Electric current is ostensibly the bulk flow of like charge in the same direction. So, if you've got all the electrons doing the same dance, in the same direction(s) at the same time, perhaps that qualifies as the driving "current" to set up the magnetic field?
It's late, and I'm either being really smart, or really dumb (it's always a cr@pshoot late at night; sublime or ridiculous?). Maybe I'll let someone else decide that.
Cheers,
~Michael Gmirkin
Some random thoughts, not necessarily following the same sequence as yours above (I'm too lazy at the moment to separately quote individual paragraphs):
1)
Wikipedia <cough><cough> - Magnet wrote:
Magnetization
Main article: Magnetization
Magnetic poles
Although for many purposes it is convenient to think of a magnet as having distinct north and south magnetic poles, the concept of poles should not be taken too literally: it is merely a way of referring to the two different ends of a magnet. The magnet itself may be homogeneous; there are not distinct "north" or "south" particles on opposing sides, and no Magnetic monopole has yet been observed. If a bar magnet is broken in half, in an attempt to separate the north and south poles, the result will be two bar magnets, each of which has both a north and south pole.

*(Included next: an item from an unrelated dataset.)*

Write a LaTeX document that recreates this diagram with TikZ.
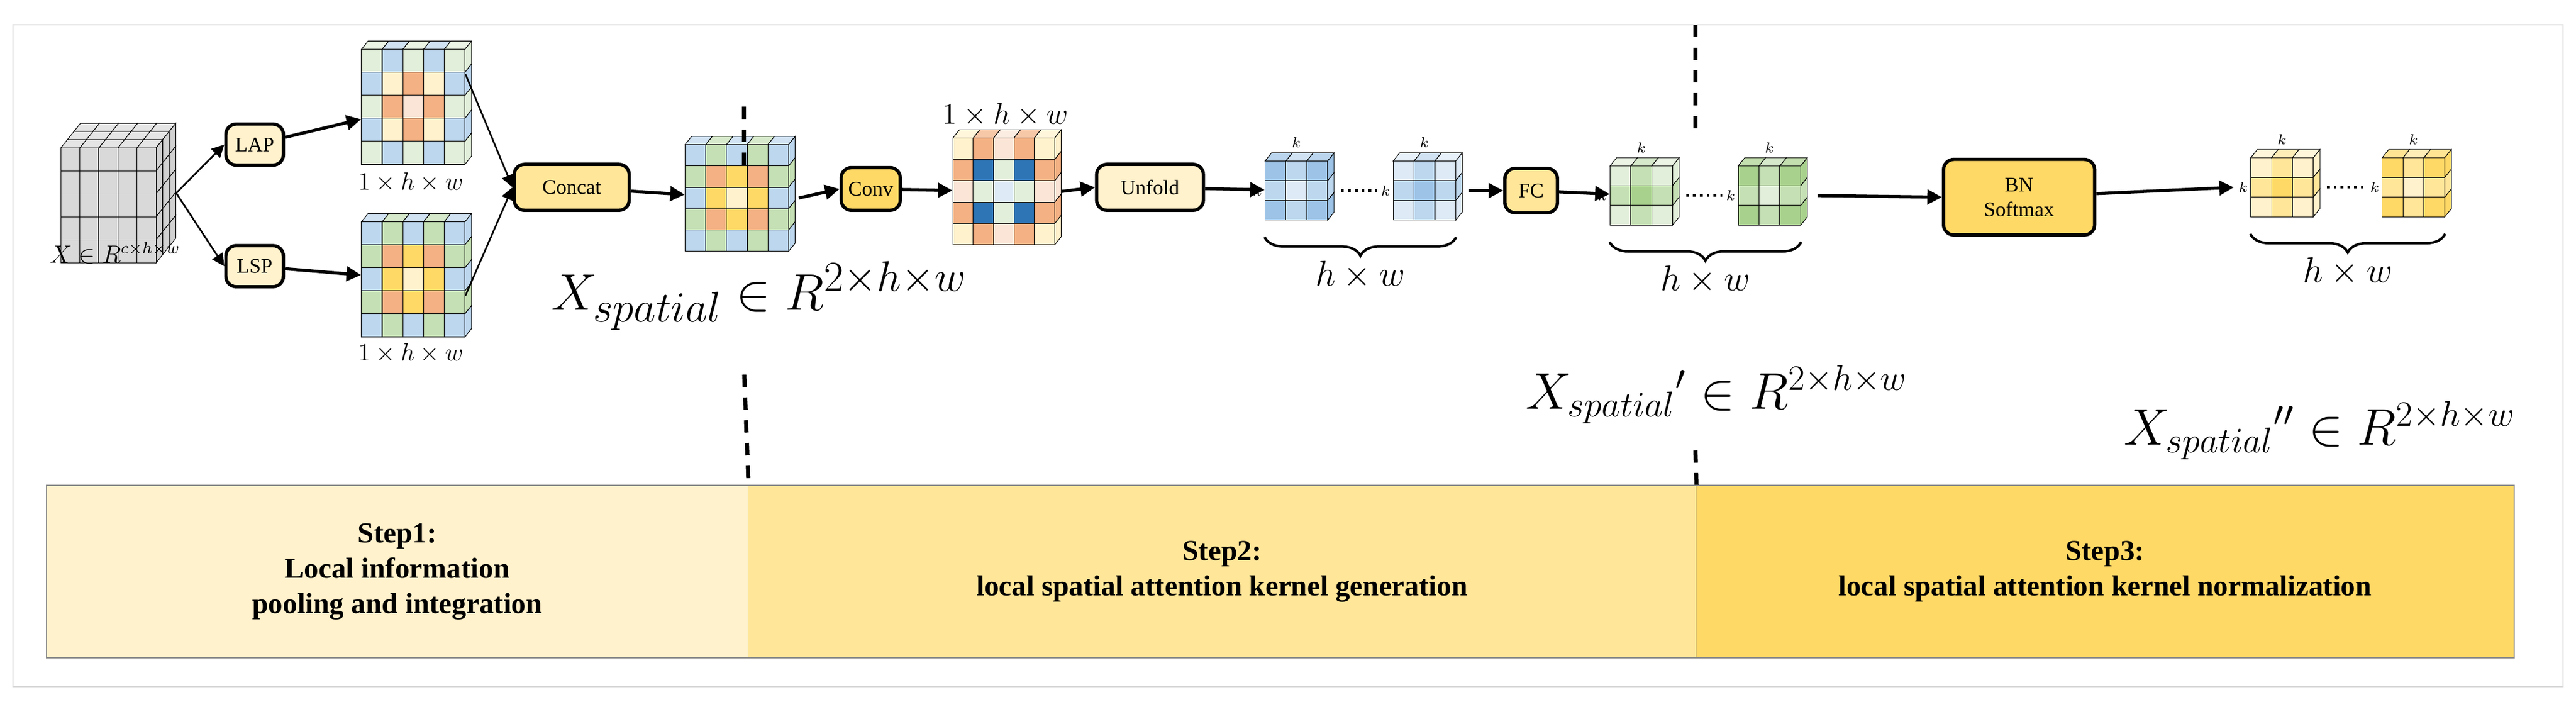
\documentclass[tikz,border=0pt]{standalone}
\usepackage{fontspec}
\setmainfont{Liberation Serif}
\usetikzlibrary{arrows.meta,positioning,fit,decorations.pathreplacing}
\definecolor{cg}{HTML}{E2EFDA}
\definecolor{cG}{HTML}{C5E0B4}
\definecolor{cA}{HTML}{A9D18E}
\definecolor{cb}{HTML}{BDD7EE}
\definecolor{cL}{HTML}{DEEBF7}
\definecolor{cM}{HTML}{9DC3E6}
\definecolor{cD}{HTML}{2E75B6}
\definecolor{cy}{HTML}{FFF2CC}
\definecolor{cy2}{HTML}{FFE699}
\definecolor{cY}{HTML}{FFD966}
\definecolor{co}{HTML}{F4B183}
\definecolor{cp}{HTML}{FBE5D6}
\tikzset{
  cell/.style={draw=black,line width=0.3pt},
  op/.style={draw,line width=1.6pt,rounded corners=5pt,font=\fontsize{10}{12}\selectfont,align=center,inner sep=2pt},
  arr/.style={line width=1.5pt,-{Triangle[length=7pt,width=7pt]}},
  thin arr/.style={line width=0.8pt,-{Triangle[length=6pt,width=6pt]}},
  stepbox/.style={draw=black!45,line width=0.5pt,font=\bfseries\fontsize{14}{17}\selectfont,align=center,anchor=north west,inner sep=0pt},
  sep/.style={line width=2pt,dash pattern=on 6pt off 5pt},
  brc/.style={decorate,decoration={brace,mirror,amplitude=9pt},line width=1.2pt},
  klab/.style={font=\fontsize{7}{8}\selectfont,inner sep=1pt}
}
% grid block: name, x, y, cell w, cell h, n, colours (row by row)
\newcommand{\kgrid}[7]{%
  \foreach \c [count=\i from 0] in {#7}{
    \pgfmathtruncatemacro\col{mod(\i,#6)}
    \pgfmathtruncatemacro\row{int(\i/#6)}
    \draw[cell,fill=\c] ({#2+\col*#4},{#3+\row*#5}) rectangle ++(#4,#5);
    \ifnum\row=0
      \draw[cell,fill=\c!70!white] ({#2+\col*#4},#3) -- ++(4,-5) -- ++(#4,0) -- ++(-4,5) -- cycle;
    \fi
    \ifnum\col=\numexpr#6-1\relax
      \draw[cell,fill=\c] ({#2+#6*#4},{#3+\row*#5}) -- ++(4,-5) -- ++(0,#5) -- ++(-4,5) -- cycle;
    \fi
  }
  \node[inner sep=0pt,fit={(#2,#3) ({#2+#6*#4},{#3+#6*#5})}] (#1) {};
}
\begin{document}
\begin{tikzpicture}[x=0.0279cm,y=-0.0279cm]
\useasboundingbox (0,0) rectangle (1568,427);
\draw[black!15,line width=0.6pt] (8,15) rectangle (1560,418);

% steps
\node[stepbox,fill=cy,minimum width=427*0.0279cm,minimum height=105*0.0279cm] (s1) at (28,295) {Step1:\\Local information\\pooling and integration};
\node[stepbox,fill=cy2,minimum width=577*0.0279cm,minimum height=105*0.0279cm] (s2) at (455,295) {Step2:\\local spatial attention kernel generation};
\node[stepbox,fill=cY,minimum width=498*0.0279cm,minimum height=105*0.0279cm] (s3) at (1032,295) {Step3:\\local spatial attention kernel normalization};

% input cube
\foreach \l in {2,1,0}{
  \foreach \cc in {0,...,4}
    \draw[cell,fill=black!10] ({37+\cc*11.6+\l*4},{90-\l*5}) -- ++(4,-5) -- ++(11.6,0) -- ++(-4,5) -- cycle;
}
\foreach \l in {0,1,2}
  \foreach \r in {0,...,4}
    \draw[cell,fill=black!18] ({95+\l*4},{90+\r*14-\l*5}) -- ++(4,-5) -- ++(0,14) -- ++(-4,5) -- cycle;
\foreach \r in {0,...,4}
  \foreach \cc in {0,...,4}
    \draw[cell,fill=black!15] ({37+\cc*11.6},{90+\r*14}) rectangle ++(11.6,14);
\node[inner sep=0pt,fit={(37,75) (107,160)}] (x) {};
\node[font=\fontsize{12}{14}\selectfont] (xl) at (70,154) {$X\in R^{c\times h\times w}$};

% pooling
\node[op,fill=cy,minimum width=35*0.0279cm,minimum height=25*0.0279cm] (lap) at (155,88) {LAP};
\node[op,fill=cy,minimum width=35*0.0279cm,minimum height=25*0.0279cm] (lsp) at (155,162) {LSP};
\draw[thin arr] (x.east) -- (lap.west);
\draw[thin arr] (x.east) -- (lsp.west);

\kgrid{ga}{220}{30}{12.6}{14}{5}{cg,cb,cg,cb,cg, cb,cy,co,cy,cb, cg,co,cp,co,cg, cb,cy,co,cy,cb, cg,cb,cg,cb,cg}
\kgrid{gs}{220}{135}{12.6}{14}{5}{cb,cG,cb,cG,cb, cG,co,cY,co,cG, cb,cY,cy,cY,cb, cG,co,cY,co,cG, cb,cG,cb,cG,cb}
\node[font=\fontsize{13}{15}\selectfont] at (250,111) {$1\times h\times w$};
\node[font=\fontsize{13}{15}\selectfont] at (250,215) {$1\times h\times w$};
\draw[arr] (lap) -- (ga);
\draw[arr] (lsp) -- (gs);

\node[op,fill=cy2,minimum width=70*0.0279cm,minimum height=28*0.0279cm] (cat) at (348,114) {Concat};
\draw[thin arr] (ga.east) ++(0,-20) -- (cat.west);
\draw[thin arr] (gs.east) ++(0,10) -- (cat.west);

\kgrid{gc}{417}{88}{12.6}{13}{5}{cb,cG,cb,cG,cb, cG,co,cY,co,cG, cb,cY,cy,cY,cb, cG,co,cY,co,cG, cb,cG,cb,cG,cb}
\draw[arr] (cat) -- (gc);
\node[font=\fontsize{30}{34}\selectfont] at (462,180) {$X_{spatial}\in R^{2\times h\times w}$};

\node[op,fill=cY,minimum width=36*0.0279cm,minimum height=26*0.0279cm] (conv) at (530,115) {Conv};
\draw[arr] (gc.east) ++(6,0) -- (conv.west);
\kgrid{gv}{580}{84}{12.4}{13}{5}{cy,co,cp,co,cy, co,cD,cg,cD,co, cp,cg,cL,cg,cp, co,cD,cg,cD,co, cy,co,cp,co,cy}
\draw[arr] (conv) -- (gv);
\node[font=\fontsize{14}{16}\selectfont] at (612,70) {$1\times h\times w$};

\node[op,fill=cy,minimum width=65*0.0279cm,minimum height=28*0.0279cm] (unf) at (700,114) {Unfold};
\draw[arr] (gv.east) ++(4,0) -- (unf.west);

% kernels
\kgrid{b1}{770}{98}{12.7}{12}{3}{cM,cb,cM, cb,cL,cb, cM,cb,cM}
\kgrid{b2}{848}{98}{12.7}{12}{3}{cL,cb,cL, cb,cM,cb, cL,cb,cL}
\draw[arr] (unf) -- (b1);
\draw[line width=1.3pt,dotted] (b1.east) ++(8,0) -- ++(22,0);
\foreach \b in {b1,b2}{
  \node[klab,above=5pt of \b] {$k$};
  \node[klab,left=0pt of \b] {$k$};
}
\draw[brc] ([yshift=-8pt]b1.south west) -- ([yshift=-8pt]b2.south east) coordinate[midway] (bm);
\node[font=\fontsize{16}{18}\selectfont,below=8pt of bm] {$h\times w$};

\node[op,fill=cy2,minimum width=32*0.0279cm,minimum height=27*0.0279cm] (fc) at (932,116) {FC};
\draw[arr] (b2.east) ++(8,0) -- (fc.west);
\kgrid{e1}{980}{101}{12.7}{12}{3}{cg,cG,cg, cG,cA,cG, cg,cG,cg}
\kgrid{e2}{1058}{101}{12.7}{12}{3}{cA,cG,cA, cG,cg,cG, cA,cG,cA}
\draw[arr] (fc) -- (e1);
\draw[line width=1.3pt,dotted] (e1.east) ++(8,0) -- ++(22,0);
\foreach \b in {e1,e2}{
  \node[klab,above=5pt of \b] {$k$};
  \node[klab,left=0pt of \b] {$k$};
}
\draw[brc] ([yshift=-8pt]e1.south west) -- ([yshift=-8pt]e2.south east) coordinate[midway] (em);
\node[font=\fontsize{16}{18}\selectfont,below=8pt of em] {$h\times w$};

\node[op,fill=cY,minimum width=92*0.0279cm,minimum height=46*0.0279cm] (bn) at (1229,120) {BN\\Softmax};
\draw[arr] (e2.east) ++(10,0) -- (bn.west);
\kgrid{y1}{1370}{96}{12.7}{12}{3}{cy,cy2,cy, cy2,cY,cy2, cy,cy2,cy}
\kgrid{y2}{1450}{96}{12.7}{12}{3}{cY,cy2,cY, cy2,cy,cy2, cY,cy2,cY}
\draw[arr] (bn) -- ([xshift=-8pt]y1.west);
\draw[line width=1.3pt,dotted] (y1.east) ++(8,0) -- ++(22,0);
\foreach \b in {y1,y2}{
  \node[klab,above=5pt of \b] {$k$};
  \node[klab,left=0pt of \b] {$k$};
}
\draw[brc] ([yshift=-8pt]y1.south west) -- ([yshift=-8pt]y2.south east) coordinate[midway] (ym);
\node[font=\fontsize{16}{18}\selectfont,below=8pt of ym] {$h\times w$};

\node[font=\fontsize{24}{28}\selectfont] at (1045,240) {$X_{spatial}{}'\in R^{2\times h\times w}$};
\node[font=\fontsize{24}{28}\selectfont] at (1412,262) {$X_{spatial}{}''\in R^{2\times h\times w}$};

% separators
\draw[sep] (453,65) -- (453,105);
\draw[sep] (453,228) -- (s1.north east);
\draw[sep] (1032,15) -- (1032,80);
\draw[sep] (1032,274) -- (s2.north east);
\end{tikzpicture}
\end{document}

At best, the idea of north and south poles is a sometimes-useful simplified model for understanding a magnet's behavior. This is called the "Gilbert Model" of a magnetic dipole.[1] However, this model does not always give correct results. A much better model is the "Ampère Model", where all magnetization is due to macroscopic "bound currents", also called "Ampèrearian currents". For example, for a uniformly magnetized bar magnet in the shape of a cylinder, the net effect of the atomic currents is to make the magnet behave as if there is a sheet of current flowing around the cylinder, with local flow direction normal to the cylinder axis. A right-hand rule due to Ampère tells us how the currents flow, for a given magnetic moment. Align the thumb of your right hand along the magnetic moment, and with that hand grasp the cylinder. Your fingers will then point along the direction of current flow.
Pole naming conventions
The north pole of the magnet is the pole which (when the magnet is freely suspended) points towards the magnetic north pole (in northern Canada). Since opposite poles (north and south) attract while like poles (north and north, or south and south) repel, the Earth's present geographic north is thus actually its magnetic south. Confounding the situation further, the Earth's magnetic field occasionally reverses itself.
In order to avoid this confusion, the terms positive and negative poles are sometimes used instead of north and south, respectively.
As a practical matter, in order to tell which pole of a magnet is north and which is south, it is not necessary to use the earth's magnetic field at all. For example, one calibration method would be to compare it to an electromagnet, the poles of which can be identified via the right-hand rule.
http://en.wikipedia.org/wiki/Magnets
Sounds like geographic north (i.e. magnetic south) as referenced above and true magnetic north represents the dual N/S at each pole seen as illustrated in the topology graphic of the N/S duality on pg 1 of this thread.
2.
PowerLabs Plasma Globes Page wrote:
When current flows, people have described electrons moving in one direction and positive ions moving the other way. This in fact occurs in certain circuits, which rely on the electrochemical transfer of atoms of an electrode through an electrolyte material. This process occurs in batteries. This does not occur in IGDTs (Inert Gas Discharge Tubes) or typical semiconductor circuits. While the electrons do in fact move from atom to atom, the atoms themselves pretty much remain where they are. Light is emitted when an atom loses an electron, thereby changing to a lower energy level. This happens to the atoms in the slurry of gas millions and millions of times per second as the electrons make their way along the plasma trail. This means they are constantly changing their state of charge relative to their neighbors and they'll just bounce around willy-nilly all over the place. As a result, the positive ions do not remain positive ions for long. Even if they did and even though it is true that positive ions would be slightly attracted to a negatively charged electrode at one end, they really don't move much because the physical forces of pressure continuously act to keep the gas evenly distributed throughout the tube. Some people call the places left behind when an electron leaves an atomic orbit a hole oddly enough, which technically makes the atom a positive ion. It is said that the holes move one way while electrons move the opposite way. Holes are not actually things or particles as electrons are so even though both statements made about what is moving is technically true, I prefer to say the electrons are moving rather than the absence of them or the nothingness. In either case, the atoms themselves pretty much stay put. Proof of this is simple to observe. Just look at the light emitted in a normal florescent tube. Pretty evenly distributed isn’t it?
http://www.powerlabs.org/plasmaglobes.h ... %20Details:
Sounds related to the idea I have about the relationship of void to substance.
So maybe substance (protons, ions) more or less sits there and vibrates/oscillates to beat the band while electrons "drift," leaving "holes" (cavities, voids) which can also be considered to flow in the opposite direction from the electron drift. While energy is transmitted instantaneously through the media of all this relatively stationary vibratory field(s). And through transduction it (the energy) is transformed into all the manifold wonders for which we have sensory receptors and beyond.
3) How commercial grade permanent magnets are produced is interesting. Sintering. Pressure and temperature. I've forgotten most of what I've studied in the past and probably should revisit it. I recall at the time thinking, "wow, the 'entrainment' conditions for making these things sound pretty catastrophic" Wink
4) Plastic permanent magnets are being produced now, I think. Again, I've forgotten all I've read about it 3 or 4 years ago. Not sure what that has to do with anything. Just one of those random thoughts.
I had other stuff but I've forgotten now what it was. This stuff can be mentally stupifying! Shocked Time to sit back and let it ferment a little.